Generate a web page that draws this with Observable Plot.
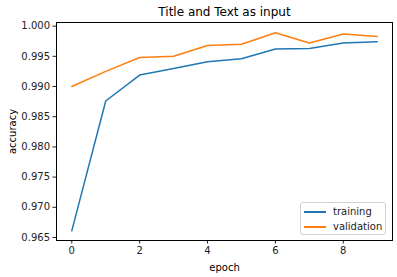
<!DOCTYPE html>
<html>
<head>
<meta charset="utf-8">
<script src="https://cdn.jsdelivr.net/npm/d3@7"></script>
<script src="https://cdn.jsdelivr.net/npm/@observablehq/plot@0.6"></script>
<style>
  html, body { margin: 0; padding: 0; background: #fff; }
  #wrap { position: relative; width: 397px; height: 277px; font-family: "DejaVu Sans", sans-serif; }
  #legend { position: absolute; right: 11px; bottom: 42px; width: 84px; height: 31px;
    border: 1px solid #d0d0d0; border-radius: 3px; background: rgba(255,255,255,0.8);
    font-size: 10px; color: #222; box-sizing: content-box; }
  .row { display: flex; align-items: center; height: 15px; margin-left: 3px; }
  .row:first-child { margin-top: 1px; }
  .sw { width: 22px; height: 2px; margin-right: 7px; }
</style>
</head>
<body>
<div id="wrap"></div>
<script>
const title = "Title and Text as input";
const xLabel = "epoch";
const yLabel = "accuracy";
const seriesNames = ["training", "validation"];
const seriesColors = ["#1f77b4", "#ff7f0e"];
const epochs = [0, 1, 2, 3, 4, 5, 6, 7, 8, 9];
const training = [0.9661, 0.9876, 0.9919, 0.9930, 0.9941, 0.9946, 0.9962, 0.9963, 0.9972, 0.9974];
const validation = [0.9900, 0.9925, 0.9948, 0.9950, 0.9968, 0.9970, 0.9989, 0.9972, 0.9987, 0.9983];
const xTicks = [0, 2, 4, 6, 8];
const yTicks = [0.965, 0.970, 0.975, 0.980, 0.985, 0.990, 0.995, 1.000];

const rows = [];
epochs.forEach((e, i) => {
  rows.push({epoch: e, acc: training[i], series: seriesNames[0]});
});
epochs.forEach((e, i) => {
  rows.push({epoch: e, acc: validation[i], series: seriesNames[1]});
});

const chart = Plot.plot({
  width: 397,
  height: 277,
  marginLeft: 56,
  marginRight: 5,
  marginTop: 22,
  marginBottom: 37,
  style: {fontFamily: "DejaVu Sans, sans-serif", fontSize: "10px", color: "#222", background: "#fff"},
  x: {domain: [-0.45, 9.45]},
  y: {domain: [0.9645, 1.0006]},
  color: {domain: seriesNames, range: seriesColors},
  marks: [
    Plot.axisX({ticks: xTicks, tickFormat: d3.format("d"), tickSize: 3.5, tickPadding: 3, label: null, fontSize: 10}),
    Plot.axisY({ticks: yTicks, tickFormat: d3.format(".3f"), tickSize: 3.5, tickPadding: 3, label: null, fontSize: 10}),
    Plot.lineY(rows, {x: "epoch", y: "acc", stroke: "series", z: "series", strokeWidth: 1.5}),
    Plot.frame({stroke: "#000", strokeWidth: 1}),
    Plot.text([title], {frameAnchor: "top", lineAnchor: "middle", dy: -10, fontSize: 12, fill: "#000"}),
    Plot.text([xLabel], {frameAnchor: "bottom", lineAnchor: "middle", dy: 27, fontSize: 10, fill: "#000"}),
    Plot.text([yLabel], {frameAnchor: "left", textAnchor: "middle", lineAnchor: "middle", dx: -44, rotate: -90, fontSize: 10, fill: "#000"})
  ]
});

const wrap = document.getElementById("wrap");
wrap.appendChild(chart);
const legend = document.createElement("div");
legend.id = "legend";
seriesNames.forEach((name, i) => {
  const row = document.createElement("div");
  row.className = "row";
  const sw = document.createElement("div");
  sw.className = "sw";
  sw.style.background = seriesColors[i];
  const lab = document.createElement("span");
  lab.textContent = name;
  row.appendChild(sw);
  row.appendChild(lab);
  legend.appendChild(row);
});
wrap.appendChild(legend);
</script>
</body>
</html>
++++++++++++++++++++
Repeat the full listing above exactly, with no pictures in the copy.

**WRITTEN SOLUTION:**
Generate a web page that draws this with Observable Plot.
<!DOCTYPE html>
<html>
<head>
<meta charset="utf-8">
<script src="https://cdn.jsdelivr.net/npm/d3@7"></script>
<script src="https://cdn.jsdelivr.net/npm/@observablehq/plot@0.6"></script>
<style>
  html, body { margin: 0; padding: 0; background: #fff; }
  #wrap { position: relative; width: 397px; height: 277px; font-family: "DejaVu Sans", sans-serif; }
  #legend { position: absolute; right: 11px; bottom: 42px; width: 84px; height: 31px;
    border: 1px solid #d0d0d0; border-radius: 3px; background: rgba(255,255,255,0.8);
    font-size: 10px; color: #222; box-sizing: content-box; }
  .row { display: flex; align-items: center; height: 15px; margin-left: 3px; }
  .row:first-child { margin-top: 1px; }
  .sw { width: 22px; height: 2px; margin-right: 7px; }
</style>
</head>
<body>
<div id="wrap"></div>
<script>
const title = "Title and Text as input";
const xLabel = "epoch";
const yLabel = "accuracy";
const seriesNames = ["training", "validation"];
const seriesColors = ["#1f77b4", "#ff7f0e"];
const epochs = [0, 1, 2, 3, 4, 5, 6, 7, 8, 9];
const training = [0.9661, 0.9876, 0.9919, 0.9930, 0.9941, 0.9946, 0.9962, 0.9963, 0.9972, 0.9974];
const validation = [0.9900, 0.9925, 0.9948, 0.9950, 0.9968, 0.9970, 0.9989, 0.9972, 0.9987, 0.9983];
const xTicks = [0, 2, 4, 6, 8];
const yTicks = [0.965, 0.970, 0.975, 0.980, 0.985, 0.990, 0.995, 1.000];

const rows = [];
epochs.forEach((e, i) => {
  rows.push({epoch: e, acc: training[i], series: seriesNames[0]});
});
epochs.forEach((e, i) => {
  rows.push({epoch: e, acc: validation[i], series: seriesNames[1]});
});

const chart = Plot.plot({
  width: 397,
  height: 277,
  marginLeft: 56,
  marginRight: 5,
  marginTop: 22,
  marginBottom: 37,
  style: {fontFamily: "DejaVu Sans, sans-serif", fontSize: "10px", color: "#222", background: "#fff"},
  x: {domain: [-0.45, 9.45]},
  y: {domain: [0.9645, 1.0006]},
  color: {domain: seriesNames, range: seriesColors},
  marks: [
    Plot.axisX({ticks: xTicks, tickFormat: d3.format("d"), tickSize: 3.5, tickPadding: 3, label: null, fontSize: 10}),
    Plot.axisY({ticks: yTicks, tickFormat: d3.format(".3f"), tickSize: 3.5, tickPadding: 3, label: null, fontSize: 10}),
    Plot.lineY(rows, {x: "epoch", y: "acc", stroke: "series", z: "series", strokeWidth: 1.5}),
    Plot.frame({stroke: "#000", strokeWidth: 1}),
    Plot.text([title], {frameAnchor: "top", lineAnchor: "middle", dy: -10, fontSize: 12, fill: "#000"}),
    Plot.text([xLabel], {frameAnchor: "bottom", lineAnchor: "middle", dy: 27, fontSize: 10, fill: "#000"}),
    Plot.text([yLabel], {frameAnchor: "left", textAnchor: "middle", lineAnchor: "middle", dx: -44, rotate: -90, fontSize: 10, fill: "#000"})
  ]
});

const wrap = document.getElementById("wrap");
wrap.appendChild(chart);
const legend = document.createElement("div");
legend.id = "legend";
seriesNames.forEach((name, i) => {
  const row = document.createElement("div");
  row.className = "row";
  const sw = document.createElement("div");
  sw.className = "sw";
  sw.style.background = seriesColors[i];
  const lab = document.createElement("span");
  lab.textContent = name;
  row.appendChild(sw);
  row.appendChild(lab);
  legend.appendChild(row);
});
wrap.appendChild(legend);
</script>
</body>
</html>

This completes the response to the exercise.